• **Given instruction**
Return the count of lines with the string "picture" in them, and nothing else.

• **Task data**
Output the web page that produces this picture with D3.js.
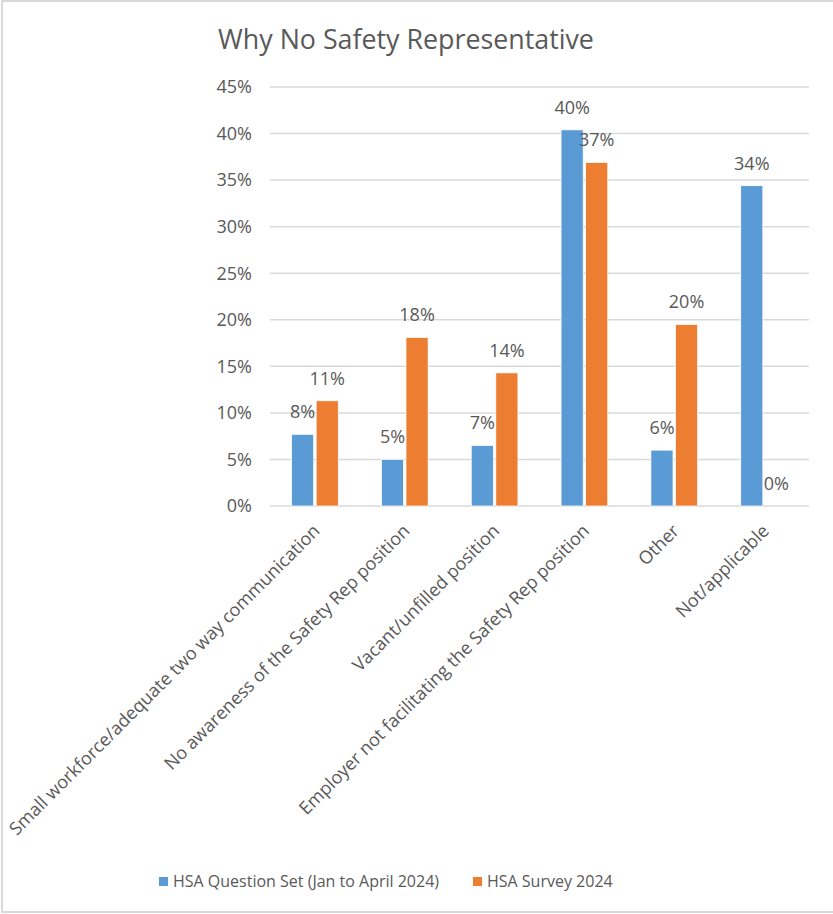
<!DOCTYPE html>
<html>
<head>
<meta charset="utf-8">
<script src="https://cdn.jsdelivr.net/npm/d3@7"></script>
<style>
    body { margin: 0; background: #fff; }
    svg text { font-family: "Open Sans", sans-serif; fill: #595959; }
</style>
</head>
<body>
<div id="chart"></div>
<script>
// data
var categories = [
    "Small workforce/adequate two way communication",
    "No awareness of the Safety Rep position",
    "Vacant/unfilled position",
    "Employer not facilitating the Safety Rep position",
    "Other",
    "Not/applicable"
]
var series_names = ["HSA Question Set (Jan to April 2024)", "HSA Survey 2024"]
var question_set = [0.077, 0.050, 0.065, 0.404, 0.060, 0.344]
var survey = [0.113, 0.181, 0.143, 0.369, 0.195, 0.0]
var y_ticks = [0, 0.05, 0.10, 0.15, 0.20, 0.25, 0.30, 0.35, 0.40, 0.45]
var colors = ["#5b9bd5", "#ed7d31"]

var width = 833, height = 914
var margin = { top: 87, left: 270, right: 24, bottom: 408 }

var svg = d3.select("#chart").append("svg")
    .attr("width", width)
    .attr("height", height)

// chart border
svg.append("rect")
    .attr("x", 2).attr("y", 1)
    .attr("width", width + 10).attr("height", 911)
    .attr("fill", "none")
    .attr("stroke", "#d9d9d9")
    .attr("stroke-width", 2)

svg.append("text")
    .attr("x", 406)
    .attr("y", 49)
    .attr("text-anchor", "middle")
    .style("font-size", "26.8px")
    .text("Why No Safety Representative")

var x = d3.scaleBand()
    .domain(categories)
    .range([margin.left, width - margin.right])
    .paddingInner(0.48)
    .paddingOuter(0.24)

var xs = d3.scaleBand()
    .domain([0, 1])
    .range([0, x.bandwidth()])
    .paddingInner(0.1)

var y = d3.scaleLinear()
    .domain([0, 0.45])
    .range([height - margin.bottom, margin.top])

var pct = d3.format(".0%")

// gridlines
svg.append("g")
    .selectAll("line")
    .data(y_ticks)
    .join("line")
    .attr("x1", margin.left)
    .attr("x2", width - margin.right)
    .attr("y1", d => y(d))
    .attr("y2", d => y(d))
    .attr("stroke", "#d9d9d9")
    .attr("stroke-width", 1.5)

// y tick labels
svg.append("g")
    .selectAll("text")
    .data(y_ticks)
    .join("text")
    .attr("x", 252)
    .attr("y", d => y(d))
    .attr("dy", "0.35em")
    .attr("text-anchor", "end")
    .style("font-size", "18px")
    .text(d => pct(d))

var rows = categories.map((c, i) => ({ cat: c, vals: [question_set[i], survey[i]] }))

var groups = svg.append("g")
    .selectAll("g")
    .data(rows)
    .join("g")
    .attr("transform", d => `translate(${x(d.cat)},0)`)

groups.selectAll("rect")
    .data(d => d.vals.map((v, s) => ({ v: v, s: s })))
    .join("rect")
    .attr("x", d => xs(d.s))
    .attr("width", xs.bandwidth())
    .attr("y", d => y(d.v))
    .attr("height", d => y(0) - y(d.v))
    .attr("fill", d => colors[d.s])
    .attr("stroke", "#fff")
    .attr("stroke-width", 0.75)

groups.selectAll("text")
    .data(d => d.vals.map((v, s) => ({ v: v, s: s })))
    .join("text")
    .attr("x", d => xs(d.s) + xs.bandwidth() / 2)
    .attr("y", d => y(d.v) - 16)
    .attr("text-anchor", "middle")
    .style("font-size", "18px")
    .text(d => pct(d.v))

// rotated category labels
svg.append("g")
    .selectAll("text")
    .data(categories)
    .join("text")
    .attr("transform", d => `translate(${x(d) + x.bandwidth() / 2 + 6},${y(0) + 26}) rotate(-45)`)
    .attr("text-anchor", "end")
    .style("font-size", "18px")
    .text(d => d)

// legend
var legend_x = [159, 473]
var legend = svg.append("g")
    .selectAll("g")
    .data(series_names)
    .join("g")
    .attr("transform", (d, i) => `translate(${legend_x[i]},877)`)

legend.append("rect")
    .attr("width", 9).attr("height", 9)
    .attr("fill", (d, i) => colors[i])

legend.append("text")
    .attr("x", 14)
    .attr("y", 4.5)
    .attr("dy", "0.35em")
    .style("font-size", "16px")
    .text(d => d)
</script>
</body>
</html>
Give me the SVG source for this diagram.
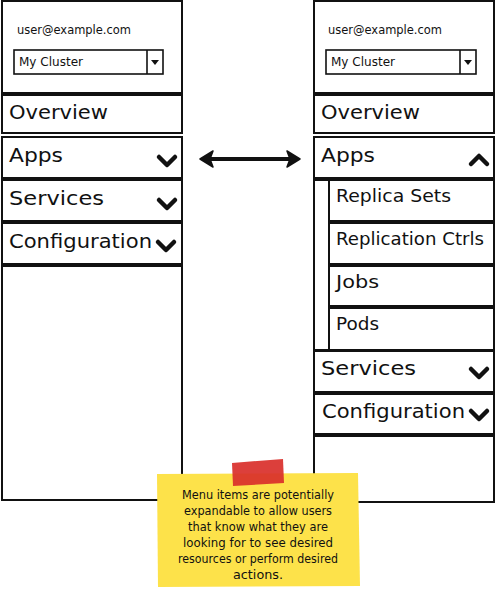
<svg xmlns="http://www.w3.org/2000/svg" width="497" height="591" viewBox="0 0 497 591">
<style>
.box{fill:#fff;stroke:#111;stroke-width:2}
.dd{fill:#fff;stroke:#111;stroke-width:1.6}
.t{font-family:"DejaVu Sans",sans-serif;fill:#111}
.big{font-size:20px}
.sub{font-size:17px}
.sm{font-size:12.5px}
.chev{fill:none;stroke:#111;stroke-width:4.5;stroke-linecap:round;stroke-linejoin:round}
.note{font-family:"DejaVu Sans",sans-serif;font-size:11.5px;fill:#111;text-anchor:middle}
</style>
<rect width="497" height="591" fill="#fff"/>
<g id="left-panel">
  <rect class="box" x="2" y="1" width="180" height="92"/>
  <text class="t sm" x="17" y="34" textLength="114" lengthAdjust="spacingAndGlyphs">user@example.com</text>
  <rect class="dd" x="14" y="50" width="149" height="24"/>
  <line x1="147" y1="50" x2="147" y2="74" stroke="#111" stroke-width="1.6"/>
  <path d="M151 60 L159 60 L155 65 Z" fill="#111"/>
  <text class="t sm" x="19" y="66" textLength="64" lengthAdjust="spacingAndGlyphs">My Cluster</text>
</g>
<g id="left-overview">
  <rect class="box" x="2" y="95" width="180" height="38"/>
  <text class="t big" x="9" y="119" textLength="99" lengthAdjust="spacingAndGlyphs">Overview</text>
</g>
<g id="left-apps">
  <rect class="box" x="2" y="137" width="180" height="41"/>
  <text class="t big" x="9" y="162" textLength="54" lengthAdjust="spacingAndGlyphs">Apps</text>
  <polyline class="chev" points="159,157 167,165 175,157"/>
</g>
<g id="left-services">
  <rect class="box" x="2" y="180" width="180" height="41"/>
  <text class="t big" x="9" y="205" textLength="95" lengthAdjust="spacingAndGlyphs">Services</text>
  <polyline class="chev" points="159,200 167,208 175,200"/>
</g>
<g id="left-configuration">
  <rect class="box" x="2" y="223" width="180" height="41"/>
  <text class="t big" x="9" y="248" textLength="143" lengthAdjust="spacingAndGlyphs">Configuration</text>
  <polyline class="chev" points="158,242 166,250 174,242"/>
</g>
<g id="left-empty">
  <rect class="box" x="2" y="266" width="180" height="234"/>
</g>

<g id="right-panel">
  <rect class="box" x="314" y="1" width="180" height="92"/>
  <text class="t sm" x="328" y="34" textLength="114" lengthAdjust="spacingAndGlyphs">user@example.com</text>
  <rect class="dd" x="326" y="50" width="150" height="24"/>
  <line x1="460" y1="50" x2="460" y2="74" stroke="#111" stroke-width="1.6"/>
  <path d="M464 60 L472 60 L468 65 Z" fill="#111"/>
  <text class="t sm" x="331" y="66" textLength="64" lengthAdjust="spacingAndGlyphs">My Cluster</text>
</g>
<g id="right-overview">
  <rect class="box" x="314" y="95" width="180" height="38"/>
  <text class="t big" x="321" y="119" textLength="99" lengthAdjust="spacingAndGlyphs">Overview</text>
</g>
<g id="right-apps">
  <rect class="box" x="314" y="137" width="180" height="41"/>
  <text class="t big" x="321" y="162" textLength="54" lengthAdjust="spacingAndGlyphs">Apps</text>
  <polyline class="chev" points="471,164 479,156 487,164"/>
</g>
<g id="right-submenu-strip">
  <rect class="box" x="314" y="180" width="15" height="170"/>
</g>
<g id="right-replica-sets">
  <rect class="box" x="329" y="180" width="165" height="41"/>
  <text class="t sub" x="336" y="202" textLength="115" lengthAdjust="spacingAndGlyphs">Replica Sets</text>
</g>
<g id="right-replication-ctrls">
  <rect class="box" x="329" y="223" width="165" height="41"/>
  <text class="t sub" x="336" y="245" textLength="148" lengthAdjust="spacingAndGlyphs">Replication Ctrls</text>
</g>
<g id="right-jobs">
  <rect class="box" x="329" y="266" width="165" height="40"/>
  <text class="t sub" x="336" y="288" textLength="43" lengthAdjust="spacingAndGlyphs">Jobs</text>
</g>
<g id="right-pods">
  <rect class="box" x="329" y="308" width="165" height="42"/>
  <text class="t sub" x="336" y="330" textLength="43" lengthAdjust="spacingAndGlyphs">Pods</text>
</g>
<g id="right-services">
  <rect class="box" x="314" y="351" width="180" height="41"/>
  <text class="t big" x="321" y="375" textLength="95" lengthAdjust="spacingAndGlyphs">Services</text>
  <polyline class="chev" points="471,369 479,377 487,369"/>
</g>
<g id="right-configuration">
  <rect class="box" x="314" y="394" width="180" height="40"/>
  <text class="t big" x="322" y="418" textLength="143" lengthAdjust="spacingAndGlyphs">Configuration</text>
  <polyline class="chev" points="471,411 479,419 487,411"/>
</g>
<g id="right-empty">
  <rect class="box" x="314" y="436" width="180" height="66"/>
</g>

<g id="connectors">
  <line x1="208" y1="159" x2="291" y2="159" stroke="#111" stroke-width="4"/>
  <path d="M200 159 L213 151 L210 159 L213 167 Z" fill="#111" stroke="#111" stroke-width="1.5" stroke-linejoin="round"/>
  <path d="M300 159 L287 151 L290 159 L287 167 Z" fill="#111" stroke="#111" stroke-width="1.5" stroke-linejoin="round"/>
</g>

<g id="sticky-note">
  <path d="M157 474 L358 473 L360 586 L158 587 Z" fill="#FDE24A"/>
  <path d="M232 463 L283 459 L284 483 L233 486 Z" fill="#D92F2A" opacity="0.92"/>
  <text class="note" x="258" y="499" textLength="152" lengthAdjust="spacingAndGlyphs">Menu items are potentially</text>
  <text class="note" x="258" y="515" textLength="148" lengthAdjust="spacingAndGlyphs">expandable to allow users</text>
  <text class="note" x="258" y="531" textLength="140" lengthAdjust="spacingAndGlyphs">that know what they are</text>
  <text class="note" x="258" y="547" textLength="150" lengthAdjust="spacingAndGlyphs">looking for to see desired</text>
  <text class="note" x="258" y="563" textLength="160" lengthAdjust="spacingAndGlyphs">resources or perform desired</text>
  <text class="note" x="258" y="579" textLength="50" lengthAdjust="spacingAndGlyphs">actions.</text>
</g>
</svg>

• **Task response**
1